There is a fair bit of uninformed talk in the church during this synod on synodality about the development of doctrine. Various hot button issues are discussed in breathless terms by progressives who are all excited about the possibility of change.

First we should affirm that, while church doctrine does not change our understanding of the doctrine may develop. After all, Jesus promised that the Holy Spirit would teach us all things and lead us into all truth. It is implied therefore that the disciples’ understanding of Our Lord’s teaching was incomplete. Time would bring further understanding and amplification.

St John Henry Newman–the great convert from Anglicanism–and one of the greatest theologians wrote “Notes on the Development of Doctrine.
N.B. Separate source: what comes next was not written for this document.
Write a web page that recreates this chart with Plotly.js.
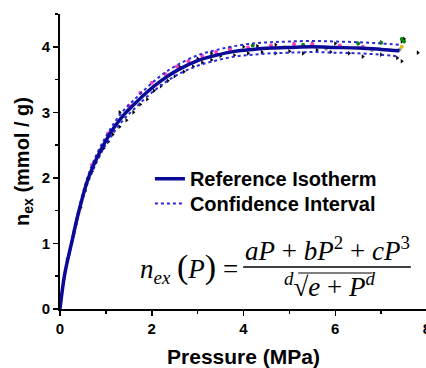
<!DOCTYPE html>
<html><head><meta charset="utf-8">
<script src="https://cdn.plot.ly/plotly-3.0.1.min.js"></script>
<style>html,body{margin:0;padding:0;overflow:hidden;background:#fff}</style>
</head><body><div id="chart" style="width:430px;height:368px"></div>
<script>
// Reference isotherm (Pressure in MPa, excess uptake in mmol/g)
const pressure = [0, 0.1, 0.25, 0.4, 0.6, 0.8, 1.0, 1.2, 1.4, 1.6, 1.9, 2.2, 2.55, 3.0, 3.4, 3.8, 4.2, 4.6, 5.0, 5.5, 6.0, 6.5, 7.0, 7.4];
const isotherm = [0, 0.52, 1.0, 1.46, 1.96, 2.3, 2.57, 2.79, 2.97, 3.11, 3.31, 3.48, 3.64, 3.79, 3.87, 3.93, 3.96, 3.98, 3.99, 4.0, 3.99, 3.98, 3.96, 3.94];
const ciUpper = [0, 0.54, 1.03, 1.50, 2.01, 2.36, 2.63, 2.86, 3.04, 3.18, 3.38, 3.56, 3.72, 3.87, 3.95, 4.01, 4.05, 4.07, 4.08, 4.09, 4.08, 4.07, 4.05, 4.03];
const ciLower = [0, 0.50, 0.97, 1.42, 1.91, 2.24, 2.51, 2.72, 2.90, 3.04, 3.24, 3.41, 3.57, 3.71, 3.79, 3.85, 3.88, 3.90, 3.91, 3.92, 3.91, 3.90, 3.88, 3.85];

// Measured data sets (scattered points)
const blackP = [0.05,0.15,0.3,0.45,0.55,0.7,0.85,0.95,1.05,1.15,1.3,1.45,1.6,1.75,1.9,2.05,2.2,2.35,2.5,2.7,2.9,3.1,3.3,3.5,3.8,4.1,4.4,4.7,5.0,5.3,5.6,5.9,6.3,6.6,7.0,7.35,7.45,7.8,
                1.3,2.3,2.6,3.0,3.3,3.7,4.0,4.3,4.7,5.1,5.5,6.0,6.5,7.0,7.45,7.5];
const blackN = [0.3,0.75,1.15,1.55,1.8,2.1,2.35,2.45,2.55,2.66,2.78,2.88,3.0,3.12,3.2,3.33,3.4,3.48,3.55,3.62,3.7,3.76,3.8,3.86,3.87,3.9,3.92,3.9,3.93,3.9,3.95,3.92,3.9,3.85,3.88,3.83,3.78,3.91,
                3.0,3.58,3.7,3.82,3.9,3.97,4.0,4.01,4.03,4.04,4.05,4.05,4.05,4.07,4.08,4.12];
const pinkP = [0.35,0.7,1.05,1.5,1.75,2.0,2.3,2.55,2.8,3.1,3.4,3.7,4.1,4.6,5.1,5.5,6.1,6.6];
const pinkN = [1.3,2.2,2.68,3.1,3.3,3.45,3.58,3.7,3.78,3.86,3.92,3.96,3.99,4.02,4.04,4.04,4.02,4.0];
const greenP = [7.45,7.5,6.5,7.0,3.7,4.2,5.3];
const greenN = [4.12,4.08,4.05,4.06,3.98,4.02,4.03];
const grayP = [5.8,6.8,7.4];
const grayN = [3.97,3.95,3.96];
const yellowP = [7.45,4.9];
const yellowN = [4.0,3.99];

const traces = [
  {x: blackP, y: blackN, mode: 'markers', type: 'scatter', showlegend: false,
   marker: {symbol: 'triangle-right', size: 4, color: '#000'}},
  {x: grayP, y: grayN, mode: 'markers', type: 'scatter', showlegend: false, marker: {size: 4, color: '#9a9a9a'}},
  {x: yellowP, y: yellowN, mode: 'markers', type: 'scatter', showlegend: false, marker: {size: 4, color: '#d8c000'}},
  {x: greenP, y: greenN, mode: 'markers', type: 'scatter', showlegend: false, marker: {size: 4, color: '#0a8a0a'}},
  {x: pinkP, y: pinkN, mode: 'markers', type: 'scatter', showlegend: false, marker: {size: 4, color: '#ff3fbf'}},
  {x: pressure, y: ciUpper, mode: 'lines', type: 'scatter', name: 'Confidence Interval', legend: 'legend2',
   line: {color: '#2a2ad8', width: 2, dash: '3px,3px', shape: 'spline'}},
  {x: pressure, y: ciLower, mode: 'lines', type: 'scatter', showlegend: false,
   line: {color: '#2a2ad8', width: 2, dash: '3px,3px', shape: 'spline'}},
  {x: pressure, y: isotherm, mode: 'lines', type: 'scatter', name: 'Reference Isotherm', legend: 'legend',
   line: {color: '#0a0a96', width: 3.5, shape: 'spline'}}
];

const sans = 'Liberation Sans, Arial, sans-serif';
const tickBold = {family: sans, size: 15, color: '#000', weight: 'bold'};
const titleBold = {family: sans, size: 20, color: '#000', weight: 'bold'};
const legendFont = {family: sans, size: 20, color: '#000', weight: 'bold'};
const serif = 'Liberation Serif, Times New Roman, serif';
const layout = {
  width: 430, height: 368,
  margin: {l: 60, r: 3, t: 14, b: 59},
  paper_bgcolor: '#fff', plot_bgcolor: '#fff',
  showlegend: true,
  legend: {x: 0.245, xanchor: 'left', y: 0.508, yanchor: 'top', bgcolor: 'rgba(0,0,0,0)', font: legendFont},
  legend2: {x: 0.245, xanchor: 'left', y: 0.424, yanchor: 'top', bgcolor: 'rgba(0,0,0,0)', font: legendFont},
  xaxis: {range: [0, 8], showline: true, linewidth: 2, linecolor: '#000', mirror: false,
          ticks: 'outside', ticklen: 5, tickwidth: 1.5, tickcolor: '#000', dtick: 2, tick0: 0,
          ticklabeloverflow: 'allow',
          minor: {dtick: 1, ticks: 'outside', ticklen: 3, tickwidth: 1.5, tickcolor: '#000'},
          showgrid: false, zeroline: false, tickfont: tickBold,
          title: {text: 'Pressure (MPa)', font: {family: sans, size: 21, color: '#000', weight: 'bold'}, standoff: 15}},
  yaxis: {range: [0, 4.5], showline: true, linewidth: 2, linecolor: '#000', mirror: false,
          ticks: 'outside', ticklen: 5, tickwidth: 1.5, tickcolor: '#000', dtick: 1, tick0: 0,
          minor: {dtick: 0.5, ticks: 'outside', ticklen: 3, tickwidth: 1.5, tickcolor: '#000'},
          showgrid: false, zeroline: false, tickfont: tickBold,
          title: {text: 'n<sub>ex</sub> (mmol / g)', font: titleBold, standoff: 7}},
  annotations: [
    {xref: 'paper', yref: 'paper', x: 0.351, y: 0.139, xanchor: 'center', yanchor: 'middle', showarrow: false,
     text: "<i>n</i><sub><i>ex</i></sub> <span style='font-size:34px'>(</span><i>P</i><span style='font-size:34px'>)</span> =",
     font: {family: serif, size: 27, color: '#000'}},
    {xref: 'paper', yref: 'paper', x: 0.728, y: 0.203, xanchor: 'center', yanchor: 'middle', showarrow: false,
     text: "<i>aP</i> + <i>bP</i><sup>2</sup> + <i>cP</i><sup>3</sup>",
     font: {family: serif, size: 27, color: '#000'}},
    {xref: 'paper', yref: 'paper', x: 0.736, y: 0.081, xanchor: 'center', yanchor: 'middle', showarrow: false,
     text: "<sup><i>d</i></sup>√<i>e</i> + <i>P</i><sup><i>d</i></sup>",
     font: {family: serif, size: 27, color: '#000'}}
  ],
  shapes: [
    {type: 'line', xref: 'paper', yref: 'paper', x0: 0.499, x1: 0.956, y0: 0.142, y1: 0.142, line: {color: '#000', width: 1.5}},
    {type: 'line', xref: 'paper', yref: 'paper', x0: 0.649, x1: 0.850, y0: 0.122, y1: 0.122, line: {color: '#000', width: 1}}
  ]
};
Plotly.newPlot('chart', traces, layout, {displayModeBar: false, staticPlot: true});
</script></body></html>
You can read the whole essay here.

Here is a brief summary and outline of Newman’s seven notes to help us assess any proposed “developments” that come from the synod.

The notes can be best understood with the analogy of an acorn growing into an oak tree. Newman’s first note is ‘preservation of type.’ This just means that a validly developing doctrine does not become something essentially different. The oak tree was in the acorn all along, even though the oak tree and the acorn look completely different. On these terms one might argue that monogamy was a natural development from polygamy because it was a refinement and a focussing of what was already present in polygamy–the idea of a man and woman being faithful to one another in a marriage contract. However, Newman’s first note would exclude homosexual marriage from being a valid development because two men marrying one another is not a development from the essential idea of marriage, but a radical deviation.

The second note is ‘continuity of principles’. That is to say, the underlying principles of the doctrine do not change although they may flower and grow and develop. So, for example, the underlying principle of Marian beliefs is that Mary is a pure Virgin full of grace. This principle or abstract underlying belief is expounded and clarified with a developed doctrine like the Immaculate Conception. The underlying principle of marriage is the natural complementarity of the sexes within the created order for the purpose of procreation. This understanding may flower and grow (as it does in John Paul II’s Theology of the Body) but the underlying principle does not change–as it would, for example in homosexual marriage.

Continued below.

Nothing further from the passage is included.